Dedicating parts to machines brings another benefit, too—it makes the process easy to improve, so that further gains from lean continue to be realized. When sources of variation have been eliminated, the variables that do remain become much easier to optimize.

An example relates to the cost of cutting tools. On one part family in particular, cutting tool price increases began to affect the economics of the part, and the shop did not want to have to pass along the increase. The shop therefore began to experiment with how to control the tooling cost. Having a single, fixed machine running a single, fixed process provided an excellent test bed for experimentation—something the shop rarely had before. The shop was free to play with the relatively few variables that still remained, adjusting the speed, feed rate, depth of cut, tool entry and clamping. None of these changes significantly improved the cost of the part. However, changing the brand of coolant finally did it.

This was a surprise. The shop thought it had long since found and decided on a high-quality coolant. However, for this particular job, changing the coolant brand increased tool life by more than 80 percent.

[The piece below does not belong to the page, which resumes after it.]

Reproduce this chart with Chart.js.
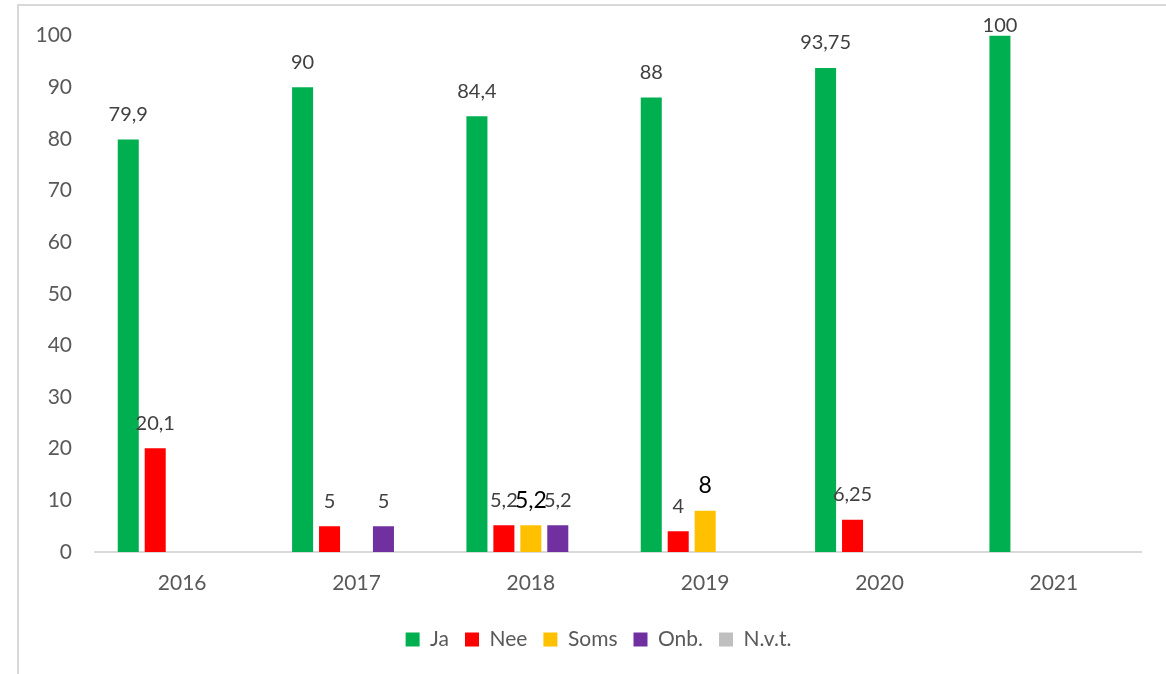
<!DOCTYPE html>
<html>
<head>
<meta charset="utf-8">
<script src="https://cdn.jsdelivr.net/npm/chart.js@4/dist/chart.umd.min.js"></script>
<style>
    html, body { margin: 0; padding: 0; background: #fff; overflow: hidden; }
    #frame {
        position: absolute; left: 17px; top: 4px;
        width: 1200px; height: 720px;
        border: 2px solid #d9d9d9;
    }
    #wrap { position: absolute; left: 0; top: 0; width: 1166px; height: 674px; }
</style>
</head>
<body>
<div id="frame"></div>
<div id="wrap"><canvas id="barChart"></canvas></div>
<script>
// categorieën en reeksen
const years = ['2016', '2017', '2018', '2019', '2020', '2021'];
const ja   = [79.9, 90, 84.4, 88, 93.75, 100];
const nee  = [20.1, 5, 5.2, 4, 6.25, null];
const soms = [null, null, 5.2, 8, null, null];
const onb  = [null, 5, 5.2, null, null, null];
const nvt  = [null, null, null, null, null, null];
const yTicks = [0, 10, 20, 30, 40, 50, 60, 70, 80, 90, 100];

const FONT = 'Lato, "Open Sans", sans-serif';

// waarden boven de staven (geen datalabels plugin beschikbaar)
const valueLabels = {
    id: 'valueLabels',
    afterDatasetsDraw(chart) {
        const ctx = chart.ctx;
        const top = chart.chartArea.top;
        ctx.save();
        ctx.textAlign = 'center';
        ctx.textBaseline = 'middle';
        chart.data.datasets.forEach(function (ds, i) {
            const meta = chart.getDatasetMeta(i);
            if (meta.hidden) return;
            meta.data.forEach(function (bar, j) {
                const v = ds.data[j];
                if (v === null || v === undefined) return;
                ctx.fillStyle = ds.labelColor || '#404040';
                ctx.font = (ds.labelSize || 20) + 'px ' + FONT;
                // label binnen het kader houden (zoals bij 100)
                const y = Math.max(bar.y - 25, top - 10);
                ctx.fillText(String(v).replace('.', ','), bar.x, y);
            });
        });
        ctx.restore();
    }
};

// legenda iets naar rechts, zoals in het origineel
const legendShift = {
    id: 'legendShift',
    afterLayout(chart) {
        if (chart.legend) {
            chart.legend.left += 28;
            chart.legend.right += 28;
        }
    }
};

const ctx = document.getElementById('barChart').getContext('2d');
const myChart = new Chart(ctx, {
    type: 'bar',
    data: {
        labels: years,
        datasets: [
            { label: 'Ja', data: ja, backgroundColor: '#00b050' },
            { label: 'Nee', data: nee, backgroundColor: '#ff0000' },
            { label: 'Soms', data: soms, backgroundColor: '#ffc000', labelColor: '#000', labelSize: 23 },
            { label: 'Onb.', data: onb, backgroundColor: '#7030a0' },
            { label: 'N.v.t.', data: nvt, backgroundColor: '#bfbfbf' }
        ]
    },
    plugins: [valueLabels, legendShift],
    options: {
        responsive: true,
        maintainAspectRatio: false,
        animation: false,
        datasets: {
            bar: {
                categoryPercentage: 0.773,
                barPercentage: 0.78
            }
        },
        layout: {
            padding: { left: 0, right: 25, top: 34, bottom: 14 }
        },
        scales: {
            x: {
                grid: { display: false, drawTicks: false },
                border: { display: true, color: '#d9d9d9', width: 2 },
                ticks: {
                    color: '#595959',
                    font: { family: FONT, size: 21 },
                    padding: 19
                },
                afterFit: function (scale) { scale.height = 61; }
            },
            y: {
                min: 0,
                max: 100,
                grid: { display: false, drawTicks: false },
                border: { display: false },
                afterBuildTicks: function (scale) {
                    scale.ticks = yTicks.map(function (v) { return { value: v }; });
                },
                ticks: {
                    color: '#595959',
                    font: { family: FONT, size: 21 },
                    padding: 23
                },
                afterFit: function (scale) { scale.width = 95; }
            }
        },
        plugins: {
            legend: {
                position: 'bottom',
                labels: {
                    color: '#595959',
                    font: { family: FONT, size: 21 },
                    boxWidth: 14,
                    boxHeight: 14,
                    padding: 16
                }
            },
            tooltip: { enabled: false }
        }
    }
});
</script>
</body>
</html>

“It was the last thing we tried,” Mr. Gilhooley says. Without lean manufacturing, they never would have tried it.

That is, without lean, they would never have gotten to the point where they had eliminated everything but the coolant. There would always have been too much else going on, too much “noise” in the process, too many ongoing variations. Lean manufacturing is, in a sense, controlled manufacturing. Lean eliminates waste by removing the sources of variation from areas of the process where unpredictability results in inventory cost, lost time or other sources of expense. Lean is about systematic control. And Bryco discovered that once a large part of its process has been bought under control, bringing that same control to other parts of the process became that much easier to do.